The research also points to a spike in the business value of around 2% in 2021 to over 120% in 2030. The growth will be largely driven by the fact that the blockchain presents opportunities for:
- Numerous trade-related applications
- New opportunities to enhance the efficiency of processes
- Paperless trade processes
- A new generation of digital services produced by blockchain startups
- The efficient, transparent administration of intellectual property rights
Recap: Blockchain basics
The blockchain provides users with a unique, effective, inexpensive way of exchanging currencies, maintaining accurate data, and facilitating contracts. All of this is possible because of the following elements, which differentiate the blockchain from other methods of making transactions and exchanging information:
- A distributed ledger. No central organization or person controls the information. Peers on the network share the information in the ledger and everyone has an up-to-date copy.

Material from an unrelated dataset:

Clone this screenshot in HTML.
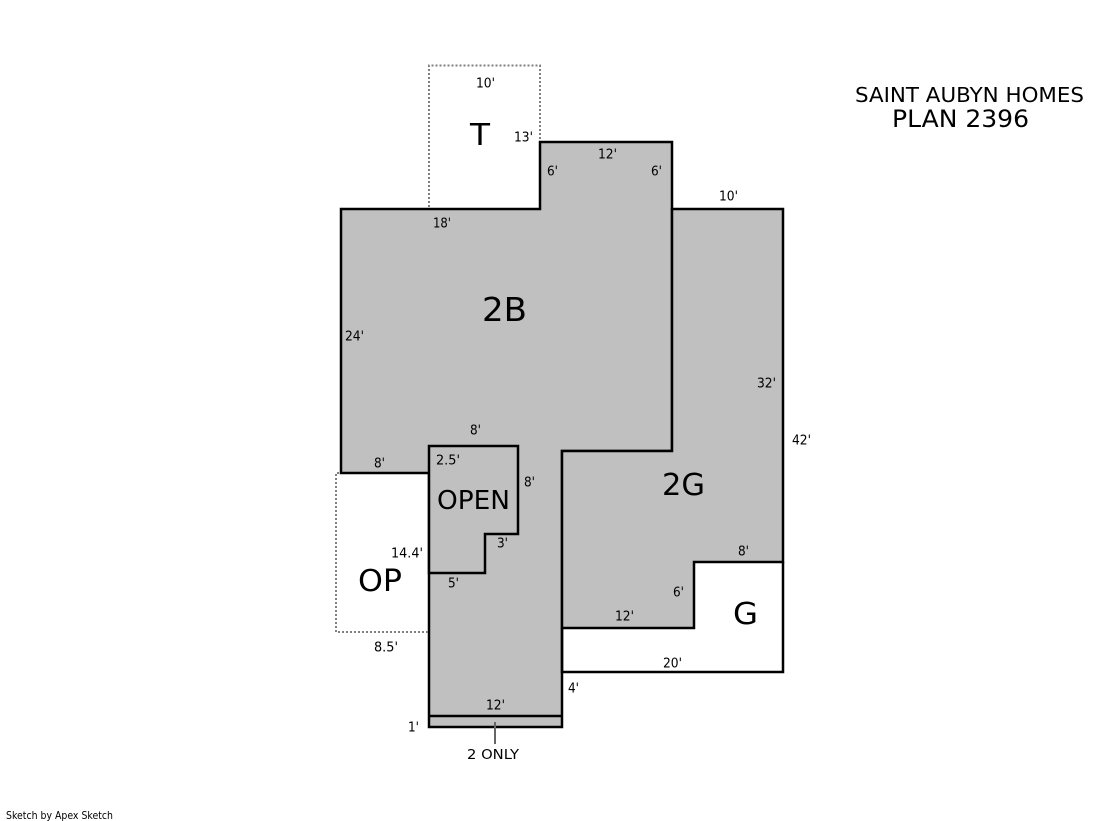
<!DOCTYPE html>
<html><head><meta charset="utf-8"><style>
html,body{margin:0;padding:0;background:#fff}
svg{display:block;position:absolute;left:0;top:0}
text{font-family:"DejaVu Sans","Liberation Sans",sans-serif;fill:#000}
.s{font-size:13px}
</style></head><body>
<svg width="1119" height="821" viewBox="0 0 1119 821">
<rect width="1119" height="821" fill="#fff"/>
<g fill="#c0c0c0" stroke="#000" stroke-width="2.5">
<polygon points="341,209 540,209 540,142 672,142 672,451 562,451 562,727 429,727 429,473 341,473"/>
<polygon points="672,209 783,209 783,562 694,562 694,628 562,628 562,451 672,451"/>
<polygon points="429,446 518,446 518,534 485,534 485,573 429,573"/>
<polyline fill="none" points="562,628 562,672 783,672 783,562"/>
<line x1="429" y1="716" x2="562" y2="716"/>
</g>
<g fill="none" stroke="#808080" stroke-width="2" stroke-dasharray="2 2">
<polyline points="429,207 429,65.5 540,65.5 540,141"/>
<polyline points="428,632 336,632 336,473 340,473"/>
</g>
<line x1="495" y1="722" x2="495" y2="744" stroke="#666" stroke-width="2"/>
<g transform="translate(0,-0.5)">
<text class="s" x="476" y="88" textLength="19" lengthAdjust="spacingAndGlyphs">10'</text>
<text class="s" x="514" y="142" textLength="19" lengthAdjust="spacingAndGlyphs">13'</text>
<text class="s" x="598" y="159" textLength="19" lengthAdjust="spacingAndGlyphs">12'</text>
<text class="s" x="547" y="176" textLength="11" lengthAdjust="spacingAndGlyphs">6'</text>
<text class="s" x="651" y="176" textLength="11" lengthAdjust="spacingAndGlyphs">6'</text>
<text class="s" x="719" y="201" textLength="19" lengthAdjust="spacingAndGlyphs">10'</text>
<text class="s" x="433" y="228" textLength="18" lengthAdjust="spacingAndGlyphs">18'</text>
<text class="s" x="345" y="341" textLength="19" lengthAdjust="spacingAndGlyphs">24'</text>
<text class="s" x="757" y="388" textLength="19" lengthAdjust="spacingAndGlyphs">32'</text>
<text class="s" x="470" y="435" textLength="11" lengthAdjust="spacingAndGlyphs">8'</text>
<text class="s" x="792" y="445" textLength="19" lengthAdjust="spacingAndGlyphs">42'</text>
<text class="s" x="374" y="468" textLength="11" lengthAdjust="spacingAndGlyphs">8'</text>
<text class="s" x="436" y="465" textLength="24" lengthAdjust="spacingAndGlyphs">2.5'</text>
<text class="s" x="524" y="487" textLength="11" lengthAdjust="spacingAndGlyphs">8'</text>
<text class="s" x="497" y="548" textLength="11" lengthAdjust="spacingAndGlyphs">3'</text>
<text class="s" x="738" y="556" textLength="11" lengthAdjust="spacingAndGlyphs">8'</text>
<text class="s" x="391" y="558" textLength="32" lengthAdjust="spacingAndGlyphs">14.4'</text>
<text class="s" x="448" y="588" textLength="11" lengthAdjust="spacingAndGlyphs">5'</text>
<text class="s" x="673" y="597" textLength="11" lengthAdjust="spacingAndGlyphs">6'</text>
<text class="s" x="615" y="621" textLength="19" lengthAdjust="spacingAndGlyphs">12'</text>
<text class="s" x="374" y="652" textLength="24" lengthAdjust="spacingAndGlyphs">8.5'</text>
<text class="s" x="663" y="668" textLength="19" lengthAdjust="spacingAndGlyphs">20'</text>
<text class="s" x="568" y="693" textLength="11" lengthAdjust="spacingAndGlyphs">4'</text>
<text class="s" x="486" y="710" textLength="19" lengthAdjust="spacingAndGlyphs">12'</text>
<text class="s" x="408" y="732" textLength="11" lengthAdjust="spacingAndGlyphs">1'</text>
</g>
<text x="467" y="759" font-size="13.5" textLength="52" lengthAdjust="spacingAndGlyphs">2 ONLY</text>
<text x="470" y="145" font-size="30" textLength="20" lengthAdjust="spacingAndGlyphs">T</text>
<text x="482" y="321" font-size="33" textLength="45" lengthAdjust="spacingAndGlyphs">2B</text>
<text x="437" y="509" font-size="26" textLength="73" lengthAdjust="spacingAndGlyphs">OPEN</text>
<text x="662" y="495" font-size="30" textLength="43" lengthAdjust="spacingAndGlyphs">2G</text>
<text x="358" y="591" font-size="30" textLength="44" lengthAdjust="spacingAndGlyphs">OP</text>
<text x="733" y="624" font-size="30" textLength="25" lengthAdjust="spacingAndGlyphs">G</text>
<text x="855" y="102" font-size="20.5" textLength="229" lengthAdjust="spacingAndGlyphs">SAINT AUBYN HOMES</text>
<text x="892" y="127" font-size="24" textLength="137" lengthAdjust="spacingAndGlyphs">PLAN 2396</text>
<text x="6" y="819" font-size="10.5" textLength="107" lengthAdjust="spacingAndGlyphs">Sketch by Apex Sketch</text>
</svg>
</body></html>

- A decentralized structure. Transactions aren’t facilitated, controlled, or altered by a central entity.
- Immutable. Once the information has been entered into the blockchain, it can’t be changed.
- Cryptographically secured. The transactions are secure using cryptographic functions that make it impossible to derive the input from the output.
- Add-only. You can only add to the blockchain. You can’t alter previous entries.
These qualities hinge on the hash functions that form the basis of the blockchain. Hash functions are:
- Computationally efficient. This means computers can solve them quickly.
- Deterministic. As long as you put in the same input, you’ll get the same output.
- Pre-image resistant. The output of a hash function can’t be used to determine the input used to produce it.
- Collision-resistant. Two different inputs can’t produce the same output, practically speaking. The chances are less than 1 in 115, followed by 75 zeroes.